start Input

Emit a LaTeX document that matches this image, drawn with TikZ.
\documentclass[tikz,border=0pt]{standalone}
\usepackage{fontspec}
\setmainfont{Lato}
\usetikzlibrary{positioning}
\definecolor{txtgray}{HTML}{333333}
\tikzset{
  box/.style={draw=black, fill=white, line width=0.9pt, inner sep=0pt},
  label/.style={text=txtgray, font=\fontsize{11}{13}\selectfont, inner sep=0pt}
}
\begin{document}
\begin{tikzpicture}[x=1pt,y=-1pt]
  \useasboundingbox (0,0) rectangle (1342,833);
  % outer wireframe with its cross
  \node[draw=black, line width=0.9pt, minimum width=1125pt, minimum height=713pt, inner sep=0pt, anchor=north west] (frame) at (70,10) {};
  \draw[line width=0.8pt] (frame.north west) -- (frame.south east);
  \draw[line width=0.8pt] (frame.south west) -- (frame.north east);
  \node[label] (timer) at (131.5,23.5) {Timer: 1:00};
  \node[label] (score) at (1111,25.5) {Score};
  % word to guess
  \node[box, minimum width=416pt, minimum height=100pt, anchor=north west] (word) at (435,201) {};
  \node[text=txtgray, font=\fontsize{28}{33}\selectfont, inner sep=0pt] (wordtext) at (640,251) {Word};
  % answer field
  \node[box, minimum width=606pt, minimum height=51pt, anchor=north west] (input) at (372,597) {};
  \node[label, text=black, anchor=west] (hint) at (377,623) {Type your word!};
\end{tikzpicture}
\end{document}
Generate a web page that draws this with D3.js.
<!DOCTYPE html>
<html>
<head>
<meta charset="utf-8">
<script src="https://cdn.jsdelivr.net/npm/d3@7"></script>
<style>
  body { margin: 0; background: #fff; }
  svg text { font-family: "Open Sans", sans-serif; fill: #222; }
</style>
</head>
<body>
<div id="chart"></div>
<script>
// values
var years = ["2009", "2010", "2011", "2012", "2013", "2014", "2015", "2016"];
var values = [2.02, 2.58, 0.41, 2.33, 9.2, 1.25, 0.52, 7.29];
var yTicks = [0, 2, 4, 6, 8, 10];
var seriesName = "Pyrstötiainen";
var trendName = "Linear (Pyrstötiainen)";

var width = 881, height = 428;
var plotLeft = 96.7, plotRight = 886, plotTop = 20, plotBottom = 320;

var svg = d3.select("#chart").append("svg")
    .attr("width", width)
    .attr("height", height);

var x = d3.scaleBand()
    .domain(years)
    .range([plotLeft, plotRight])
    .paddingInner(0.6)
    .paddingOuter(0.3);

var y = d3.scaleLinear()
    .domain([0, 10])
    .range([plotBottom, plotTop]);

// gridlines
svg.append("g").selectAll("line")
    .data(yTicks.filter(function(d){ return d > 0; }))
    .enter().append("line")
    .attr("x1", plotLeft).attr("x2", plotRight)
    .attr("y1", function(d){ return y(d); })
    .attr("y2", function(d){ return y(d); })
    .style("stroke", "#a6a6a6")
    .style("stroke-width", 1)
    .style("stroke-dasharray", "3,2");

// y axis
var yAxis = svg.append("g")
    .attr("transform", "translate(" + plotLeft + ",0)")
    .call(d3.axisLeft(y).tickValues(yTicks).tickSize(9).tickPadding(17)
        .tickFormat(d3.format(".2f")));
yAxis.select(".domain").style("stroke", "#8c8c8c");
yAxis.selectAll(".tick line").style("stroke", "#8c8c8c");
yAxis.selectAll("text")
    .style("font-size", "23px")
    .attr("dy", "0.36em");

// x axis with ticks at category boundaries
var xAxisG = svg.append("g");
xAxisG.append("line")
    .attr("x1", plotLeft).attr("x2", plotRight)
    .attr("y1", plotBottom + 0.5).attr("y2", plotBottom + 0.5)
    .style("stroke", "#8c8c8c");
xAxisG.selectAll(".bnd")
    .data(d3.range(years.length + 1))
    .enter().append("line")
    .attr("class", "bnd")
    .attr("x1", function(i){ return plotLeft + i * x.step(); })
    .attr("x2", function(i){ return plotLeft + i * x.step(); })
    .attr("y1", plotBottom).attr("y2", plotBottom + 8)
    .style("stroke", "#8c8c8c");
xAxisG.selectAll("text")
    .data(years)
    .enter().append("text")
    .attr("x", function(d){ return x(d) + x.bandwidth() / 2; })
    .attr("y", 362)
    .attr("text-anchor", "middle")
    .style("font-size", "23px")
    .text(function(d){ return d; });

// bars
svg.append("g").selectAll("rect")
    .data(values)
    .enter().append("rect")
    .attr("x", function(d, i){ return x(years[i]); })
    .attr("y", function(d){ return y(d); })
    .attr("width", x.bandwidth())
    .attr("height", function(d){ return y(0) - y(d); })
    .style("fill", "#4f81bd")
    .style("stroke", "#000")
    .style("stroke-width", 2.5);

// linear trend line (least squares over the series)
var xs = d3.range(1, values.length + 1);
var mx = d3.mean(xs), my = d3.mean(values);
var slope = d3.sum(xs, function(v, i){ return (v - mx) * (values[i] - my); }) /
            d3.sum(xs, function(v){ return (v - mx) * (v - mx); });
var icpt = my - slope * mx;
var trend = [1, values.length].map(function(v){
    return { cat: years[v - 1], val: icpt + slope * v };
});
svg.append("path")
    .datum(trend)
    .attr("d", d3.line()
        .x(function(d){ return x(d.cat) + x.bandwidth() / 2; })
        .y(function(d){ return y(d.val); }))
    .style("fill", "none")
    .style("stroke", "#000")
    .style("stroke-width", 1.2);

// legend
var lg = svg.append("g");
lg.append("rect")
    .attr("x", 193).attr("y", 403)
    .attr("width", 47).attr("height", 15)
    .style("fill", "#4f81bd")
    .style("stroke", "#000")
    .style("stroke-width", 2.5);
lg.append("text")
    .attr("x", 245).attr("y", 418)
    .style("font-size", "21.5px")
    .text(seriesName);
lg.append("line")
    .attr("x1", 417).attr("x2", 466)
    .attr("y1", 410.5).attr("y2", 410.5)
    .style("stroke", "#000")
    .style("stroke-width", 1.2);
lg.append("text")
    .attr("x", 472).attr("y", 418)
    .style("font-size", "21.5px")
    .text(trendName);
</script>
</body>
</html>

end Input

- **Aim of the exercise**: Look through the material and copy each line that has "with".

- **Task solution**:
Emit a LaTeX document that matches this image, drawn with TikZ.
  % outer wireframe with its cross
Generate a web page that draws this with D3.js.
// x axis with ticks at category boundaries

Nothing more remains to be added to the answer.